> _Short exercise_: Return the material word for word. Do not include pictures.

> _Collected material_:

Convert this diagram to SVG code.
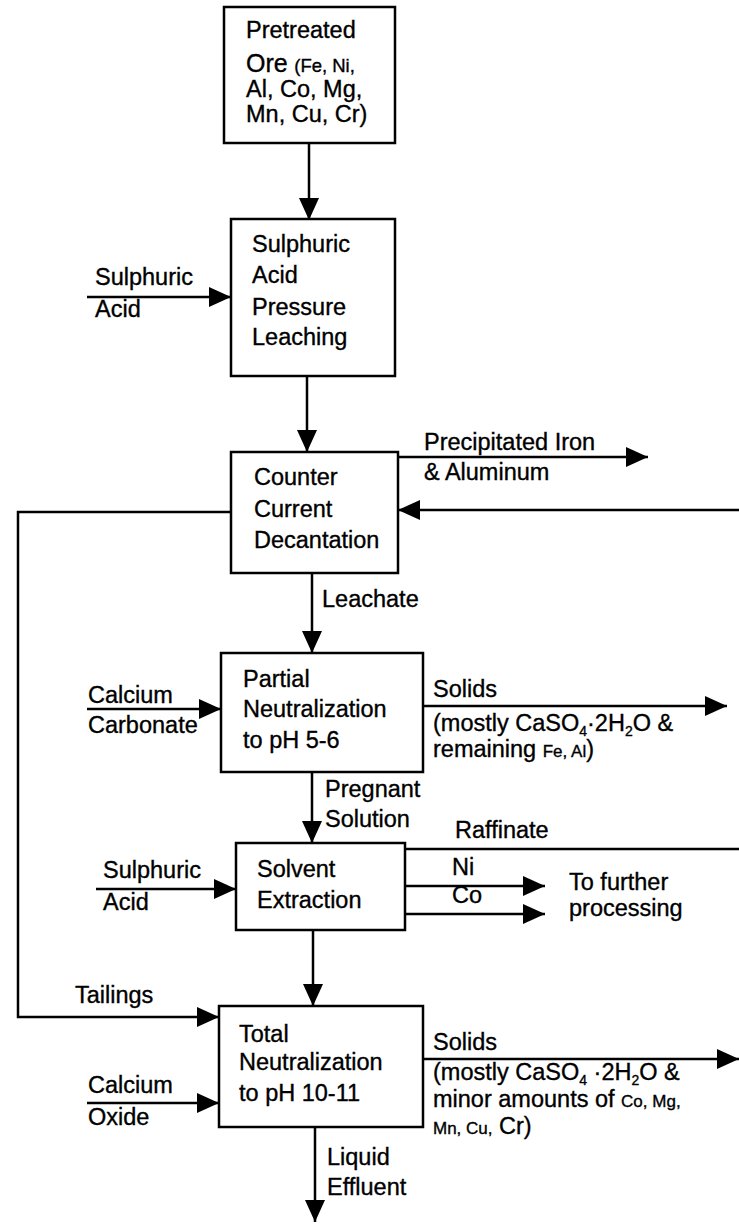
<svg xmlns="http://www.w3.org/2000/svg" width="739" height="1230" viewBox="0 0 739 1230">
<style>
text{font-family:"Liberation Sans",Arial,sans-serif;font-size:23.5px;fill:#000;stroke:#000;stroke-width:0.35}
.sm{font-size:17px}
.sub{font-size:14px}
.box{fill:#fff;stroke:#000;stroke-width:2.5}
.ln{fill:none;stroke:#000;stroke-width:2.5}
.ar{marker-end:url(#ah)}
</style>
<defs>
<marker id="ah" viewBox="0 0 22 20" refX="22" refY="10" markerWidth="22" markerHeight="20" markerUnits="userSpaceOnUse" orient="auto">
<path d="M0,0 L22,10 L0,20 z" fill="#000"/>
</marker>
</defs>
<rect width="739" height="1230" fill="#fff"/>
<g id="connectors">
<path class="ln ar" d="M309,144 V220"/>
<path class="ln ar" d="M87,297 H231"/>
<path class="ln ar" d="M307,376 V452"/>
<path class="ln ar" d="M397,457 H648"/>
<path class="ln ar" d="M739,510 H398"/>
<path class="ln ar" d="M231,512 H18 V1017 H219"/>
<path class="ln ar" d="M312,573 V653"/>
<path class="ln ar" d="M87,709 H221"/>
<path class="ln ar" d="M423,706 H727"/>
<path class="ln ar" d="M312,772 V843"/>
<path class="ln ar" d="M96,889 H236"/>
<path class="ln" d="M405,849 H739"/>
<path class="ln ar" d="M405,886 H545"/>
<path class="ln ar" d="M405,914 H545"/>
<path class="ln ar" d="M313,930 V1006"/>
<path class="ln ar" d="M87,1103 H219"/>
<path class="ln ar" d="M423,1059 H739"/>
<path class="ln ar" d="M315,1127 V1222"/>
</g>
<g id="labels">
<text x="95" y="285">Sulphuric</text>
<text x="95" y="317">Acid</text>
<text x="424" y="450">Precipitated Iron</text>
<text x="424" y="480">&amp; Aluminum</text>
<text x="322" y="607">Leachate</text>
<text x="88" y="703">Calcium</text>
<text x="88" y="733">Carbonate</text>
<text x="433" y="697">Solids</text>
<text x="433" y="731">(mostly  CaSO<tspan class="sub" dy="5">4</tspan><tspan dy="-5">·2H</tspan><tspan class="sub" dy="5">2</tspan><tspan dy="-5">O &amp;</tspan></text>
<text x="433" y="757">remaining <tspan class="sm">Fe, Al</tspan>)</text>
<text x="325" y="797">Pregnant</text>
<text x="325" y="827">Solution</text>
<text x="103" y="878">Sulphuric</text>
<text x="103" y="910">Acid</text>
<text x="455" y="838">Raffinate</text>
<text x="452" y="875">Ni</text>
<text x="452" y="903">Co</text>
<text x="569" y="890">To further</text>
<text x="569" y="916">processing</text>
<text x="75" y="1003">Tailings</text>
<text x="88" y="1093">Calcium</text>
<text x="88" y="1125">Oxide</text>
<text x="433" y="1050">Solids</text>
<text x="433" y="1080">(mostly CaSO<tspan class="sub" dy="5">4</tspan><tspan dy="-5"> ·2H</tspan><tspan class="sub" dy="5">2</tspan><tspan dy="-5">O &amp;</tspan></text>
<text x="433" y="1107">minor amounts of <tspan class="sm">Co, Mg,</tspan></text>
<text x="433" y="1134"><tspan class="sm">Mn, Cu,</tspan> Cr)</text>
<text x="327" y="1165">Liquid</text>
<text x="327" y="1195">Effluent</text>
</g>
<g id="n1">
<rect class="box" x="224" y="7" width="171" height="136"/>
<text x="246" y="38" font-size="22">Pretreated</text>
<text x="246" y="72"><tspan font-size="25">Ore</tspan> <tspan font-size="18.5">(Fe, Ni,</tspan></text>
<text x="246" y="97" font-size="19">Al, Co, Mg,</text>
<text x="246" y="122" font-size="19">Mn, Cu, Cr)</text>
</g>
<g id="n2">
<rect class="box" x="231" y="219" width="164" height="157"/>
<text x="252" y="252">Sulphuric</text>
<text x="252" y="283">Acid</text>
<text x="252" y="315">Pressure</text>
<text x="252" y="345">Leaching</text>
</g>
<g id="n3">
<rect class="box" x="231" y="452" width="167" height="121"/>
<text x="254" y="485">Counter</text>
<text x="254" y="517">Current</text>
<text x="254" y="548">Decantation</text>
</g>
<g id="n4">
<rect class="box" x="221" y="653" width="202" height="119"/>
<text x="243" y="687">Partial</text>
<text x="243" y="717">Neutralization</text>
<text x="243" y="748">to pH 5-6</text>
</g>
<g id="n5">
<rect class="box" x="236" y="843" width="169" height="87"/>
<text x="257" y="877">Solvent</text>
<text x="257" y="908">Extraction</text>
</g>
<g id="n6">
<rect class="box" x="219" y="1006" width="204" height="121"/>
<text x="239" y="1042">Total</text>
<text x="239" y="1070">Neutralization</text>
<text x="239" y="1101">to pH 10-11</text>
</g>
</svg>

> _Correct result_:
Convert this diagram to SVG code.
<svg xmlns="http://www.w3.org/2000/svg" width="739" height="1230" viewBox="0 0 739 1230">
<style>
text{font-family:"Liberation Sans",Arial,sans-serif;font-size:23.5px;fill:#000;stroke:#000;stroke-width:0.35}
.sm{font-size:17px}
.sub{font-size:14px}
.box{fill:#fff;stroke:#000;stroke-width:2.5}
.ln{fill:none;stroke:#000;stroke-width:2.5}
.ar{marker-end:url(#ah)}
</style>
<defs>
<marker id="ah" viewBox="0 0 22 20" refX="22" refY="10" markerWidth="22" markerHeight="20" markerUnits="userSpaceOnUse" orient="auto">
<path d="M0,0 L22,10 L0,20 z" fill="#000"/>
</marker>
</defs>
<rect width="739" height="1230" fill="#fff"/>
<g id="connectors">
<path class="ln ar" d="M309,144 V220"/>
<path class="ln ar" d="M87,297 H231"/>
<path class="ln ar" d="M307,376 V452"/>
<path class="ln ar" d="M397,457 H648"/>
<path class="ln ar" d="M739,510 H398"/>
<path class="ln ar" d="M231,512 H18 V1017 H219"/>
<path class="ln ar" d="M312,573 V653"/>
<path class="ln ar" d="M87,709 H221"/>
<path class="ln ar" d="M423,706 H727"/>
<path class="ln ar" d="M312,772 V843"/>
<path class="ln ar" d="M96,889 H236"/>
<path class="ln" d="M405,849 H739"/>
<path class="ln ar" d="M405,886 H545"/>
<path class="ln ar" d="M405,914 H545"/>
<path class="ln ar" d="M313,930 V1006"/>
<path class="ln ar" d="M87,1103 H219"/>
<path class="ln ar" d="M423,1059 H739"/>
<path class="ln ar" d="M315,1127 V1222"/>
</g>
<g id="labels">
<text x="95" y="285">Sulphuric</text>
<text x="95" y="317">Acid</text>
<text x="424" y="450">Precipitated Iron</text>
<text x="424" y="480">&amp; Aluminum</text>
<text x="322" y="607">Leachate</text>
<text x="88" y="703">Calcium</text>
<text x="88" y="733">Carbonate</text>
<text x="433" y="697">Solids</text>
<text x="433" y="731">(mostly  CaSO<tspan class="sub" dy="5">4</tspan><tspan dy="-5">·2H</tspan><tspan class="sub" dy="5">2</tspan><tspan dy="-5">O &amp;</tspan></text>
<text x="433" y="757">remaining <tspan class="sm">Fe, Al</tspan>)</text>
<text x="325" y="797">Pregnant</text>
<text x="325" y="827">Solution</text>
<text x="103" y="878">Sulphuric</text>
<text x="103" y="910">Acid</text>
<text x="455" y="838">Raffinate</text>
<text x="452" y="875">Ni</text>
<text x="452" y="903">Co</text>
<text x="569" y="890">To further</text>
<text x="569" y="916">processing</text>
<text x="75" y="1003">Tailings</text>
<text x="88" y="1093">Calcium</text>
<text x="88" y="1125">Oxide</text>
<text x="433" y="1050">Solids</text>
<text x="433" y="1080">(mostly CaSO<tspan class="sub" dy="5">4</tspan><tspan dy="-5"> ·2H</tspan><tspan class="sub" dy="5">2</tspan><tspan dy="-5">O &amp;</tspan></text>
<text x="433" y="1107">minor amounts of <tspan class="sm">Co, Mg,</tspan></text>
<text x="433" y="1134"><tspan class="sm">Mn, Cu,</tspan> Cr)</text>
<text x="327" y="1165">Liquid</text>
<text x="327" y="1195">Effluent</text>
</g>
<g id="n1">
<rect class="box" x="224" y="7" width="171" height="136"/>
<text x="246" y="38" font-size="22">Pretreated</text>
<text x="246" y="72"><tspan font-size="25">Ore</tspan> <tspan font-size="18.5">(Fe, Ni,</tspan></text>
<text x="246" y="97" font-size="19">Al, Co, Mg,</text>
<text x="246" y="122" font-size="19">Mn, Cu, Cr)</text>
</g>
<g id="n2">
<rect class="box" x="231" y="219" width="164" height="157"/>
<text x="252" y="252">Sulphuric</text>
<text x="252" y="283">Acid</text>
<text x="252" y="315">Pressure</text>
<text x="252" y="345">Leaching</text>
</g>
<g id="n3">
<rect class="box" x="231" y="452" width="167" height="121"/>
<text x="254" y="485">Counter</text>
<text x="254" y="517">Current</text>
<text x="254" y="548">Decantation</text>
</g>
<g id="n4">
<rect class="box" x="221" y="653" width="202" height="119"/>
<text x="243" y="687">Partial</text>
<text x="243" y="717">Neutralization</text>
<text x="243" y="748">to pH 5-6</text>
</g>
<g id="n5">
<rect class="box" x="236" y="843" width="169" height="87"/>
<text x="257" y="877">Solvent</text>
<text x="257" y="908">Extraction</text>
</g>
<g id="n6">
<rect class="box" x="219" y="1006" width="204" height="121"/>
<text x="239" y="1042">Total</text>
<text x="239" y="1070">Neutralization</text>
<text x="239" y="1101">to pH 10-11</text>
</g>
</svg>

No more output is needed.